We may not be able to see how what we are experiencing is part of the bigger plan and being used for good, but we do know how the story will end. Revelation 21:5 from The Message Translation says,
3-5 I heard a voice thunder from the Throne: “Look! Look! God has moved into the neighborhood, making his home with men and women! They’re his people, he’s their God. He’ll wipe every tear from their eyes. Death is gone for good—tears gone, crying gone, pain gone—all the first order of things gone.” The Enthroned continued, “Look! I’m making everything new. Write it all down—each word dependable and accurate.”
Pain does not disprove the existence of God.

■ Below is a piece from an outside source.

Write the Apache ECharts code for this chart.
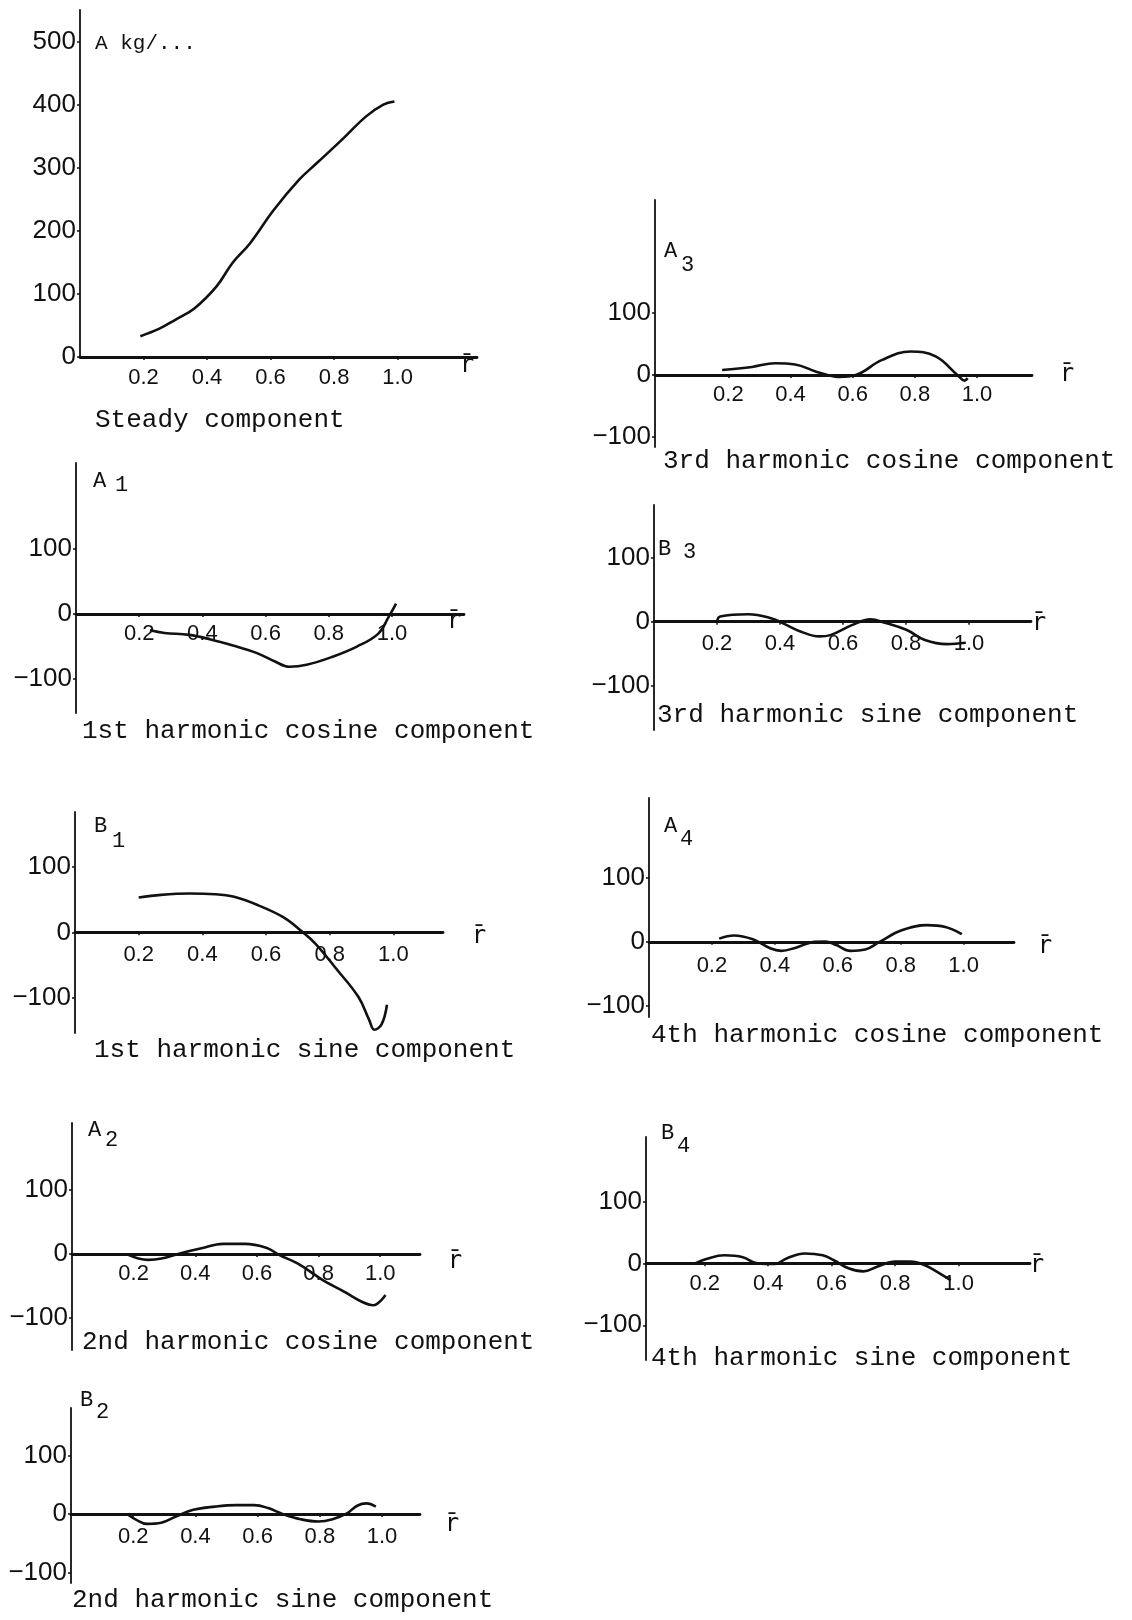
<!DOCTYPE html>
<html><head><meta charset="utf-8">
<script src="https://cdn.jsdelivr.net/npm/echarts@6/dist/echarts.min.js"></script>
<style>html,body{margin:0;padding:0;background:#fff}#c{width:1132px;height:1620px}</style>
</head><body><div id="c"></div>
<script>
// ---- tick labels ----
const xTickValues = [0.2, 0.4, 0.6, 0.8, 1.0];
const yTicksSteady = [0, 100, 200, 300, 400, 500];
const yTicksHarmonic = [-100, 0, 100];

// ---- data (r, value) ----
const steadyR = [0.19,0.25,0.30,0.36,0.43,0.48,0.535,0.61,0.69,0.745,0.83,0.90,0.955,0.99];
const steadyA = [33,45,59,77,112,149,180,233,281,307,347,381,400,405];

const a1R = [0.234,0.28,0.358,0.426,0.494,0.573,0.63,0.675,0.73,0.81,0.889,0.957,0.99,1.013];
const a1V = [-25,-29,-32,-39,-48,-60,-73,-81,-78,-66,-50,-30,-4,16];

const b1R = [0.2,0.27,0.36,0.44,0.5,0.576,0.654,0.71,0.755,0.82,0.89,0.924,0.94,0.963,0.98];
const b1V = [53,57,59,58,54,41,23,2.5,-17,-55,-98,-133,-148,-140,-110];

const a2R = [0.177,0.247,0.29,0.35,0.42,0.49,0.56,0.63,0.675,0.733,0.815,0.884,0.942,0.977,1.017];
const a2V = [0,-9,-7,1,9,16,16,10,-2,-15,-41,-59,-75,-80,-64];

const b2R = [0.18,0.21,0.244,0.29,0.335,0.393,0.462,0.531,0.589,0.634,0.68,0.738,0.796,0.841,0.887,0.92,0.95,0.98];
const b2V = [0,-10,-17,-15,-5,7,12.5,15,15,10,0,-9,-13,-9,1,14,18,12.5];

const a3R = [0.18,0.276,0.35,0.415,0.485,0.555,0.61,0.693,0.786,0.867,0.937,0.96,0.97];
const a3V = [8,13,19,17,5,-3,0,24,38,30,0,-9,-5];

const b3R = [0.2,0.21,0.30,0.374,0.41,0.467,0.525,0.56,0.63,0.687,0.733,0.803,0.86,0.93,0.99];
const b3V = [0,8,11.5,5,-2.6,-15.6,-23,-21,-5,3.6,-1.6,-13,-28.6,-35,-33];

const a4R = [0.223,0.27,0.33,0.385,0.42,0.467,0.525,0.56,0.595,0.64,0.687,0.733,0.803,0.884,0.942,0.994];
const a4V = [5,10,4,-10,-14,-9,0,0.5,-5,-14,-12,0,18,26,23,12];

const b4R = [0.17,0.205,0.262,0.32,0.366,0.42,0.458,0.515,0.572,0.607,0.653,0.70,0.745,0.80,0.848,0.894,0.94,0.975];
const b4V = [0,7,13,10,0,-1,8,16,13,5,-8,-13,-5,3,3,-3,-16,-27];

// ---- panel layout (positions / styles) ----
const panels = [
  {r:steadyR, v:steadyA, yt:yTicksSteady, left:80, top:10, bottom:357, w:397, xmin:0, xmax:1.25, ymin:0, ymax:550, lm:10,
   title:'Steady component', tx:95, ty:420, sym:'A kg/...', sx:95, sy:43, sub:'', rx:467, ry:366},
  {r:a3R, v:a3V, yt:yTicksHarmonic, left:655, top:200, bottom:447, w:377, xmin:-0.036, xmax:1.177, ymin:-116, ymax:282, lm:9,
   title:'3rd harmonic cosine component', tx:663, ty:461, sym:'A', sx:664, sy:251, sub:'3', bx:681, by:265, rx:1067, ry:375},
  {r:a1R, v:a1V, yt:yTicksHarmonic, left:76, top:463, bottom:713, w:388, xmin:0, xmax:1.228, ymin:-152, ymax:232, lm:9,
   title:'1st harmonic cosine component', tx:82, ty:731, sym:'A', sx:93, sy:481, sub:'1', bx:115, by:485, rx:454, ry:622},
  {r:b3R, v:b3V, yt:yTicksHarmonic, left:654, top:505, bottom:730, w:377, xmin:0, xmax:1.197, ymin:-169, ymax:182, lm:11,
   title:'3rd harmonic sine component', tx:657, ty:715, sym:'B', sx:658, sy:549, sub:'3', bx:683, by:552, rx:1039, ry:624},
  {r:b1R, v:b1V, yt:yTicksHarmonic, left:75, top:812, bottom:1033, w:368, xmin:0, xmax:1.156, ymin:-153, ymax:183, lm:12,
   title:'1st harmonic sine component', tx:94, ty:1050, sym:'B', sx:94, sy:826, sub:'1', bx:112, by:841, rx:479, ry:937},
  {r:a4R, v:a4V, yt:yTicksHarmonic, left:649, top:798, bottom:1017, w:365, xmin:0, xmax:1.16, ymin:-117, ymax:224, lm:13,
   title:'4th harmonic cosine component', tx:651, ty:1035, sym:'A', sx:664, sy:826, sub:'4', bx:680, by:839, rx:1045, ry:947},
  {r:a2R, v:a2V, yt:yTicksHarmonic, left:72, top:1123, bottom:1350, w:348, xmin:0, xmax:1.129, ymin:-150, ymax:205, lm:9,
   title:'2nd harmonic cosine component', tx:82, ty:1342, sym:'A', sx:88, sy:1130, sub:'2', bx:105, by:1140, rx:455, ry:1262},
  {r:b4R, v:b4V, yt:yTicksHarmonic, left:646, top:1137, bottom:1360, w:384, xmin:0.015, xmax:1.225, ymin:-156, ymax:204, lm:10,
   title:'4th harmonic sine component', tx:651, ty:1358, sym:'B', sx:661, sy:1133, sub:'4', bx:677, by:1146, rx:1037, ry:1266},
  {r:b2R, v:b2V, yt:yTicksHarmonic, left:71, top:1408, bottom:1583, w:349, xmin:0, xmax:1.122, ymin:-118, ymax:181, lm:12,
   title:'2nd harmonic sine component', tx:72, ty:1600, sym:'B', sx:80, sy:1400, sub:'2', bx:96, by:1412, rx:452, ry:1525}
];

const INK = '#111';
const grid = [], xAxis = [], yAxis = [], series = [], graphic = [];

function txt(x, y, text, font, align) {
  return {type:'text', x:x, y:y, silent:true,
    style:{text:text, font:font, fill:INK, textAlign:align||'left', textVerticalAlign:'middle', align:align||'left', verticalAlign:'middle'}};
}

panels.forEach((p, i) => {
  const h = p.bottom - p.top;
  const zeroFromBottom = (0 - p.ymin) / (p.ymax - p.ymin) * h;
  grid.push({left:p.left, top:p.top, width:p.w, height:h, outerBoundsMode:'none', containLabel:false});
  xAxis.push({
    gridIndex:i, type:'value', min:p.xmin, max:p.xmax, position:'bottom', offset:-zeroFromBottom,
    axisLine:{show:true, onZero:false, lineStyle:{color:INK, width:2.8}},
    axisTick:{show:true, customValues:xTickValues, length:3, lineStyle:{color:INK, width:1.5}},
    axisLabel:{customValues:xTickValues, formatter:v => v.toFixed(1), fontSize:22, color:INK,
      fontFamily:'Liberation Sans', margin:p.lm},
    splitLine:{show:false}
  });
  yAxis.push({
    gridIndex:i, type:'value', min:p.ymin, max:p.ymax,
    axisLine:{show:true, onZero:false, lineStyle:{color:INK, width:1.8}},
    axisTick:{show:true, customValues:p.yt, length:3, lineStyle:{color:INK, width:1.5}},
    axisLabel:{customValues:p.yt, formatter:v => (v < 0 ? '\u2212' + Math.abs(v) : String(v)), fontSize:26, color:INK,
      fontFamily:'Liberation Sans', margin:4},
    splitLine:{show:false}
  });
  series.push({
    type:'line', xAxisIndex:i, yAxisIndex:i, data:p.r.map((r, k) => [r, p.v[k]]),
    showSymbol:false, smooth:0.4, lineStyle:{color:INK, width:2.6}, silent:true, animation:false
  });
  graphic.push(txt(p.tx, p.ty, p.title, '26px "Liberation Mono"'));
  if (p.sub) {
    graphic.push(txt(p.sx, p.sy, p.sym, '22px "Liberation Mono"'));
    graphic.push(txt(p.bx, p.by, p.sub, '22px "Liberation Mono"'));
  } else {
    graphic.push(txt(p.sx, p.sy, p.sym, '21px "Liberation Mono"'));
  }
  graphic.push(txt(p.rx, p.ry, 'r\u0304', '24px "DejaVu Sans Mono"', 'center'));
});

const chart = echarts.init(document.getElementById('c'), null, {renderer:'canvas'});
chart.setOption({animation:false, backgroundColor:'#fff', grid, xAxis, yAxis, series, graphic});
</script></body></html>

Our connection to an an all knowing, all powerful, and loving God is made deeper and richer through it as he shows us that even though we may not understand it, he has a plan, and he is walking with us until we get to see the restoration of all things.
Very nicely done , excellent 😀
I hear questions like this frequently. Even with events of betrayal in recent days, I know God had nothing to do with it. People make poor choices that lead this direction. I cling to Him because He is good (not how I define it but who He is).